Give the listing again character for character, but drop the images.

# # # # #

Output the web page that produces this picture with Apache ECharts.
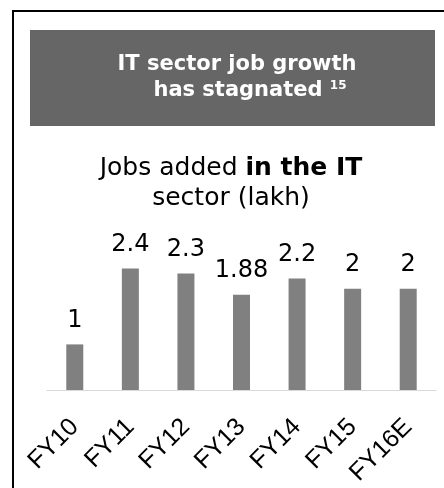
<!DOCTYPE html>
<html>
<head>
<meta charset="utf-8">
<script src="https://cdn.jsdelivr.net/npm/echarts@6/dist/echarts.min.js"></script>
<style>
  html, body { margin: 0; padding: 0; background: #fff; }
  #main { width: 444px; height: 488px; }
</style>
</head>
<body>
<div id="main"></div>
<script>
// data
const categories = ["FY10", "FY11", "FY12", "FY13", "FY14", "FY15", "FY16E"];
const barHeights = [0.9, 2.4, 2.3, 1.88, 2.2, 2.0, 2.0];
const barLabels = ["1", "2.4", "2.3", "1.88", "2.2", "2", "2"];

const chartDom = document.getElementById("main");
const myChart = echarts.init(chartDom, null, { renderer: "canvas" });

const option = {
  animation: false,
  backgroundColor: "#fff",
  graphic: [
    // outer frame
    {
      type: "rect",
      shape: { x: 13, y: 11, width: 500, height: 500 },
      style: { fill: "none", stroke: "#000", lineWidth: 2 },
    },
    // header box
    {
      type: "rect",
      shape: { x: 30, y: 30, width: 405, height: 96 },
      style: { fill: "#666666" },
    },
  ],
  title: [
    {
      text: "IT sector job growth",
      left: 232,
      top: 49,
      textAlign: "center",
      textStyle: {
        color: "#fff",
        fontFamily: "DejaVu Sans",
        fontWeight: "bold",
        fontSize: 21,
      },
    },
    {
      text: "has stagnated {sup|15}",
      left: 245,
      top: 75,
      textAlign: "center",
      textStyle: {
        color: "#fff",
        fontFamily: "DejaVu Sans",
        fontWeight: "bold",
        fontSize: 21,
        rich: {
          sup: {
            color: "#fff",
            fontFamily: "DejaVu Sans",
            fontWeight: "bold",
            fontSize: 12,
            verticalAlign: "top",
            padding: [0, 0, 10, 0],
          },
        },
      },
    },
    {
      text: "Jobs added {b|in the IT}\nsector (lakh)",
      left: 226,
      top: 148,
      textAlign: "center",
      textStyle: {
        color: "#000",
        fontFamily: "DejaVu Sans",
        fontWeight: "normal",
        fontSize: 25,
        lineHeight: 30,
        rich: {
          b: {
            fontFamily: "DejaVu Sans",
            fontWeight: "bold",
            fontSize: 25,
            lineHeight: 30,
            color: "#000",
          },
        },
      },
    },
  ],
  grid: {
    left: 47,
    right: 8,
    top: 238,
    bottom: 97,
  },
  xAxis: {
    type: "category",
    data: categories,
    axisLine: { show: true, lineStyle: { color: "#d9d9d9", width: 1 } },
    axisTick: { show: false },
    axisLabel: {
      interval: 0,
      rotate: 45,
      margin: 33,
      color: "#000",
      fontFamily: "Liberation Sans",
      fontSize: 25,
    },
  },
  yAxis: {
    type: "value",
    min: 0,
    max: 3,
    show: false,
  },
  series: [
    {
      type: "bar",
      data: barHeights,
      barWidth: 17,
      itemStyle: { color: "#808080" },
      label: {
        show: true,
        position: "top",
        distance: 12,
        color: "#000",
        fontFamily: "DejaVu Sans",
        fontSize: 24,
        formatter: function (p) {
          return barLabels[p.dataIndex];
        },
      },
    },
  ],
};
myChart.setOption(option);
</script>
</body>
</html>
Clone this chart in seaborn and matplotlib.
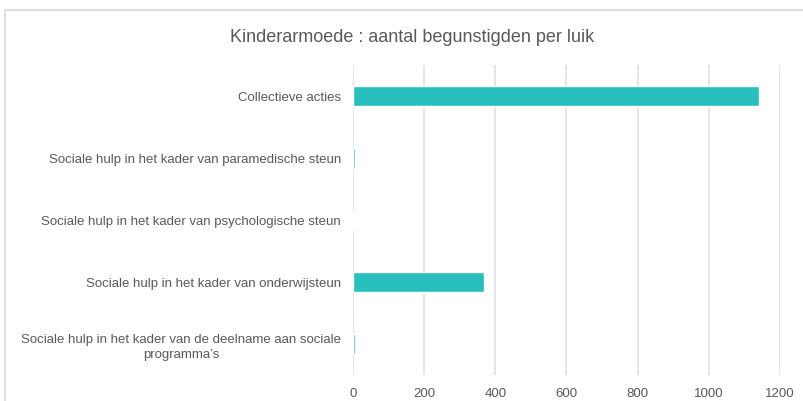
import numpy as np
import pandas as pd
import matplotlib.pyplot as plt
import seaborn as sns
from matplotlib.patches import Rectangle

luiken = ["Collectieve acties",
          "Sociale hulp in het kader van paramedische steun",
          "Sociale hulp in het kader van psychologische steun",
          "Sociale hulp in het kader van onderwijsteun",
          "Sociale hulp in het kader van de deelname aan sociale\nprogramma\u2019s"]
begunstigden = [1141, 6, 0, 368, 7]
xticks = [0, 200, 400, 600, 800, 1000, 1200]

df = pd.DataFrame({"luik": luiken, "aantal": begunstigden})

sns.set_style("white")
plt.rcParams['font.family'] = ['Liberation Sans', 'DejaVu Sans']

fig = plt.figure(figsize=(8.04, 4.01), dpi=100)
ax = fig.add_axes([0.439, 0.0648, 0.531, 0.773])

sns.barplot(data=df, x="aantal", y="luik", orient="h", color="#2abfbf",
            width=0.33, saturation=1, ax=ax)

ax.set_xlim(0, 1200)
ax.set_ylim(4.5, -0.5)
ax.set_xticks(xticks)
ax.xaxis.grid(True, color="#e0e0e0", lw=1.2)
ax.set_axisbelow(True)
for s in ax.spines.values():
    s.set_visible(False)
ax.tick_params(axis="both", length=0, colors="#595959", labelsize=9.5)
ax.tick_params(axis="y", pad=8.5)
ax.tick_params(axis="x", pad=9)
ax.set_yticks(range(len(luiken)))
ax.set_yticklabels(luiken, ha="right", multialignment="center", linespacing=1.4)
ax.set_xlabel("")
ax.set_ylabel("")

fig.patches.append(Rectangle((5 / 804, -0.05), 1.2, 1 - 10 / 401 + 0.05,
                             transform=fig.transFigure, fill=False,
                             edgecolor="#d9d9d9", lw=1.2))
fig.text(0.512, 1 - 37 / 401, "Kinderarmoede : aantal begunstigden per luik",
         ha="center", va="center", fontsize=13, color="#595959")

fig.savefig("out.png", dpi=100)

# # # # #

▶ [Reply to the task]
Output the web page that produces this picture with Apache ECharts.
<!DOCTYPE html>
<html>
<head>
<meta charset="utf-8">
<script src="https://cdn.jsdelivr.net/npm/echarts@6/dist/echarts.min.js"></script>
<style>
  html, body { margin: 0; padding: 0; background: #fff; }
  #main { width: 444px; height: 488px; }
</style>
</head>
<body>
<div id="main"></div>
<script>
// data
const categories = ["FY10", "FY11", "FY12", "FY13", "FY14", "FY15", "FY16E"];
const barHeights = [0.9, 2.4, 2.3, 1.88, 2.2, 2.0, 2.0];
const barLabels = ["1", "2.4", "2.3", "1.88", "2.2", "2", "2"];

const chartDom = document.getElementById("main");
const myChart = echarts.init(chartDom, null, { renderer: "canvas" });

const option = {
  animation: false,
  backgroundColor: "#fff",
  graphic: [
    // outer frame
    {
      type: "rect",
      shape: { x: 13, y: 11, width: 500, height: 500 },
      style: { fill: "none", stroke: "#000", lineWidth: 2 },
    },
    // header box
    {
      type: "rect",
      shape: { x: 30, y: 30, width: 405, height: 96 },
      style: { fill: "#666666" },
    },
  ],
  title: [
    {
      text: "IT sector job growth",
      left: 232,
      top: 49,
      textAlign: "center",
      textStyle: {
        color: "#fff",
        fontFamily: "DejaVu Sans",
        fontWeight: "bold",
        fontSize: 21,
      },
    },
    {
      text: "has stagnated {sup|15}",
      left: 245,
      top: 75,
      textAlign: "center",
      textStyle: {
        color: "#fff",
        fontFamily: "DejaVu Sans",
        fontWeight: "bold",
        fontSize: 21,
        rich: {
          sup: {
            color: "#fff",
            fontFamily: "DejaVu Sans",
            fontWeight: "bold",
            fontSize: 12,
            verticalAlign: "top",
            padding: [0, 0, 10, 0],
          },
        },
      },
    },
    {
      text: "Jobs added {b|in the IT}\nsector (lakh)",
      left: 226,
      top: 148,
      textAlign: "center",
      textStyle: {
        color: "#000",
        fontFamily: "DejaVu Sans",
        fontWeight: "normal",
        fontSize: 25,
        lineHeight: 30,
        rich: {
          b: {
            fontFamily: "DejaVu Sans",
            fontWeight: "bold",
            fontSize: 25,
            lineHeight: 30,
            color: "#000",
          },
        },
      },
    },
  ],
  grid: {
    left: 47,
    right: 8,
    top: 238,
    bottom: 97,
  },
  xAxis: {
    type: "category",
    data: categories,
    axisLine: { show: true, lineStyle: { color: "#d9d9d9", width: 1 } },
    axisTick: { show: false },
    axisLabel: {
      interval: 0,
      rotate: 45,
      margin: 33,
      color: "#000",
      fontFamily: "Liberation Sans",
      fontSize: 25,
    },
  },
  yAxis: {
    type: "value",
    min: 0,
    max: 3,
    show: false,
  },
  series: [
    {
      type: "bar",
      data: barHeights,
      barWidth: 17,
      itemStyle: { color: "#808080" },
      label: {
        show: true,
        position: "top",
        distance: 12,
        color: "#000",
        fontFamily: "DejaVu Sans",
        fontSize: 24,
        formatter: function (p) {
          return barLabels[p.dataIndex];
        },
      },
    },
  ],
};
myChart.setOption(option);
</script>
</body>
</html>
Clone this chart in seaborn and matplotlib.
import numpy as np
import pandas as pd
import matplotlib.pyplot as plt
import seaborn as sns
from matplotlib.patches import Rectangle

luiken = ["Collectieve acties",
          "Sociale hulp in het kader van paramedische steun",
          "Sociale hulp in het kader van psychologische steun",
          "Sociale hulp in het kader van onderwijsteun",
          "Sociale hulp in het kader van de deelname aan sociale\nprogramma\u2019s"]
begunstigden = [1141, 6, 0, 368, 7]
xticks = [0, 200, 400, 600, 800, 1000, 1200]

df = pd.DataFrame({"luik": luiken, "aantal": begunstigden})

sns.set_style("white")
plt.rcParams['font.family'] = ['Liberation Sans', 'DejaVu Sans']

fig = plt.figure(figsize=(8.04, 4.01), dpi=100)
ax = fig.add_axes([0.439, 0.0648, 0.531, 0.773])

sns.barplot(data=df, x="aantal", y="luik", orient="h", color="#2abfbf",
            width=0.33, saturation=1, ax=ax)

ax.set_xlim(0, 1200)
ax.set_ylim(4.5, -0.5)
ax.set_xticks(xticks)
ax.xaxis.grid(True, color="#e0e0e0", lw=1.2)
ax.set_axisbelow(True)
for s in ax.spines.values():
    s.set_visible(False)
ax.tick_params(axis="both", length=0, colors="#595959", labelsize=9.5)
ax.tick_params(axis="y", pad=8.5)
ax.tick_params(axis="x", pad=9)
ax.set_yticks(range(len(luiken)))
ax.set_yticklabels(luiken, ha="right", multialignment="center", linespacing=1.4)
ax.set_xlabel("")
ax.set_ylabel("")

fig.patches.append(Rectangle((5 / 804, -0.05), 1.2, 1 - 10 / 401 + 0.05,
                             transform=fig.transFigure, fill=False,
                             edgecolor="#d9d9d9", lw=1.2))
fig.text(0.512, 1 - 37 / 401, "Kinderarmoede : aantal begunstigden per luik",
         ha="center", va="center", fontsize=13, color="#595959")

fig.savefig("out.png", dpi=100)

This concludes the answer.